God is timeless, and is properly outside of time just as he is outside of the rest of creation. All time is equally before him at every point, although God is not in it nor constrained by time. That which is in time (creation) experiences time and is limited by its sequential nature, but God is present with equal facility in the past, present and future, simultaneously (as it were). God can step into the limitations of the moment (time) and experience that moment in real time, but always has his omniscient, omnitemporality intact, apart from that point of contact.

God's Omniscience
God's knows all that can be known. In acting in regard to creation, from the perspective of creation in any time reference, God sees and knows that action and its consequences in all time references. We must plan before we execute our actions or be at the mercy of things ignorantly set in motion, but God is able to see all at once by virtue of his omniscience outside of time. Therefore, he can act, direct and know the end from the beginning, at once, without the necessity of a pre-planned blueprint.

God's Sovereignty
God governs by law and by intervention, of which he sees the effects at once without the limitations of sequence (time). From the viewpoint of creation, there is a quality to God's governance which appears as if the clock was wound at the beginning and is now unwinding. From God's perspective, he knows at once the shape of that unwinding, not because he has minutely determined every second, but because he understands what he has made and how it functions, and sees every second at once.
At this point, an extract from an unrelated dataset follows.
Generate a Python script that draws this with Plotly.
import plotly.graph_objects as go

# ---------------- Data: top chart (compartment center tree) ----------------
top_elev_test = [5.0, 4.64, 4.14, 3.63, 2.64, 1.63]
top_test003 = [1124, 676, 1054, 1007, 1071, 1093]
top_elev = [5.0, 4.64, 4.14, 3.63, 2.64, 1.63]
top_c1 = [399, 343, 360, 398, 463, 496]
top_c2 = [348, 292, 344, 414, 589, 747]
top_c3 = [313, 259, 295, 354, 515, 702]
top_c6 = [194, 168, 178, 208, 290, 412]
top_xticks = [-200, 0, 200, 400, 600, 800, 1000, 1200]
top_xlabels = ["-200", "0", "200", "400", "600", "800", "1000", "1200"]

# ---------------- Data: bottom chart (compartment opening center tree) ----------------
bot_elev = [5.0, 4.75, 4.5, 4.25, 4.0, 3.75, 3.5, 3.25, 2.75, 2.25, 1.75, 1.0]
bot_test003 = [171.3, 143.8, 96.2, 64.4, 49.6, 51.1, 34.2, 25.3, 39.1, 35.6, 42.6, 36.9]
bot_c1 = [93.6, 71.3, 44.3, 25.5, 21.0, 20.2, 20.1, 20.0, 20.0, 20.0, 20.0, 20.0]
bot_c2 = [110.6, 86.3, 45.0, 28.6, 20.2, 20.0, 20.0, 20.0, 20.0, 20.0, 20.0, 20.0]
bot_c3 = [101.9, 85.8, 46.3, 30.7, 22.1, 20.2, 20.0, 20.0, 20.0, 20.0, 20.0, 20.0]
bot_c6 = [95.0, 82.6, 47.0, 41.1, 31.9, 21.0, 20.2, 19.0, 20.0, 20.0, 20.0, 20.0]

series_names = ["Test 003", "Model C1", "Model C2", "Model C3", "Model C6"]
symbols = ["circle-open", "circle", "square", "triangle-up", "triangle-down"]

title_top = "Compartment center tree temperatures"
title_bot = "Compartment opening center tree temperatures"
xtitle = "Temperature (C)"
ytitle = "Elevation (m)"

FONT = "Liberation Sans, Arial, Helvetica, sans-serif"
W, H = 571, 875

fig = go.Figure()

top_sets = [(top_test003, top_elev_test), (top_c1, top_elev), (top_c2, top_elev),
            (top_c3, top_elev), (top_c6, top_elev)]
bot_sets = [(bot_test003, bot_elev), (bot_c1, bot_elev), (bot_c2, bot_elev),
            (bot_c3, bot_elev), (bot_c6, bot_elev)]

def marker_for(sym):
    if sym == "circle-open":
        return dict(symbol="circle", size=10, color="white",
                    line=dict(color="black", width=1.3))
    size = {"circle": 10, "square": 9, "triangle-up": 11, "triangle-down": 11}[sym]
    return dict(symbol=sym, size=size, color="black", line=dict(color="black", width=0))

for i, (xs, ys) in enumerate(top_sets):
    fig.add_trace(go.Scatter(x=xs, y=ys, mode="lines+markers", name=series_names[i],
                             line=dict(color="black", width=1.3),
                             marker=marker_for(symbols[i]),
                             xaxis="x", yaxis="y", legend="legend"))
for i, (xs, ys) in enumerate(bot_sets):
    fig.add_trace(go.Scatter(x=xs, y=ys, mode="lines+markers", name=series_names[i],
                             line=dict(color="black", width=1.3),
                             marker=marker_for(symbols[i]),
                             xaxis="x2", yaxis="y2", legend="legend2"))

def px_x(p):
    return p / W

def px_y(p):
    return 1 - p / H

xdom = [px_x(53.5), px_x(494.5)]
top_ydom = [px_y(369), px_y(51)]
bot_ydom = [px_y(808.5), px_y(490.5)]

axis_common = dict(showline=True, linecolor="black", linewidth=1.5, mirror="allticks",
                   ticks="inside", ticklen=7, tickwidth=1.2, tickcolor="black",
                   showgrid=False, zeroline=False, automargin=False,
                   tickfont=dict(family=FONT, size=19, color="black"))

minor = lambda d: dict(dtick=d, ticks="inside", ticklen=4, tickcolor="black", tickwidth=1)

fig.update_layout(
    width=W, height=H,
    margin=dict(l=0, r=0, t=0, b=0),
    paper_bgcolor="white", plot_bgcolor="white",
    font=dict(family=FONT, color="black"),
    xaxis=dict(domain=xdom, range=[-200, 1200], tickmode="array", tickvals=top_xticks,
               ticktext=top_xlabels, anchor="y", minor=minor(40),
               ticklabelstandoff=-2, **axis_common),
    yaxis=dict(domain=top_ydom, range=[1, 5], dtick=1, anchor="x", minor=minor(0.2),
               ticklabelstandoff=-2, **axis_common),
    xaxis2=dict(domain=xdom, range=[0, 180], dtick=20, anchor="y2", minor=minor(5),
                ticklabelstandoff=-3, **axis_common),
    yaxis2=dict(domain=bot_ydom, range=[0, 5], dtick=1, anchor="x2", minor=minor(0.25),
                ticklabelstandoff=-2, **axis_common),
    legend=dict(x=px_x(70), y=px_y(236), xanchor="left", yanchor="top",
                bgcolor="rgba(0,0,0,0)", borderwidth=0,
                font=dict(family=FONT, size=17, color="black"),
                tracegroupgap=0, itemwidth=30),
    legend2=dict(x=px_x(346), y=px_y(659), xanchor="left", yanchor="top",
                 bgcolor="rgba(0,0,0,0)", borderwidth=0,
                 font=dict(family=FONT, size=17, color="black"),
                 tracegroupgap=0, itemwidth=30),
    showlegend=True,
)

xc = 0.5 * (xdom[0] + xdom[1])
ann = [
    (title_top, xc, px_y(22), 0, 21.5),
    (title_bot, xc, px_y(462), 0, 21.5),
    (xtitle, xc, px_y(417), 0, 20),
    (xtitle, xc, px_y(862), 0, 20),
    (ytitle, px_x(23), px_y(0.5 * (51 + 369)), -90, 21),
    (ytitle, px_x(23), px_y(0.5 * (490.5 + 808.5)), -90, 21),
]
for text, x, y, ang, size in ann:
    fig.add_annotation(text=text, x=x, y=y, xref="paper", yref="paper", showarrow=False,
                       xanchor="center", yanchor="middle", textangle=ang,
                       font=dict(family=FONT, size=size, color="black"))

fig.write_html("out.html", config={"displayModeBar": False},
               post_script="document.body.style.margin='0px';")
The laws of nature are the manifestation of God's will for nature. Things act according to law, but without the necessity that each action was specifically willed by God. God's sovereignty is not expressed in the minute detail of every occurrence, but in the laws that produce it. If one were to throw a ball against a wall, the ball would bounce as it does because God wanted a myriad of forces to act the way they do which resulted in such a bounce in time, rather than because God wanted that ball to bounce that way at that time.

Creaturely Freedom
All things in God's creation have a nature by which they are governed and are interacted with by the rest of God's creation by its nature. Some natures are more god-like than others, with human beings (and probably at least some of the angels) being made in the very image of God. The nature of human beings, in their degree of freedom to act, will be most reflective of God's freedom. Apart from an analogous freedom as that possessed by God, human beings would not be in God's image, but only reflect God's attributes as does all creation.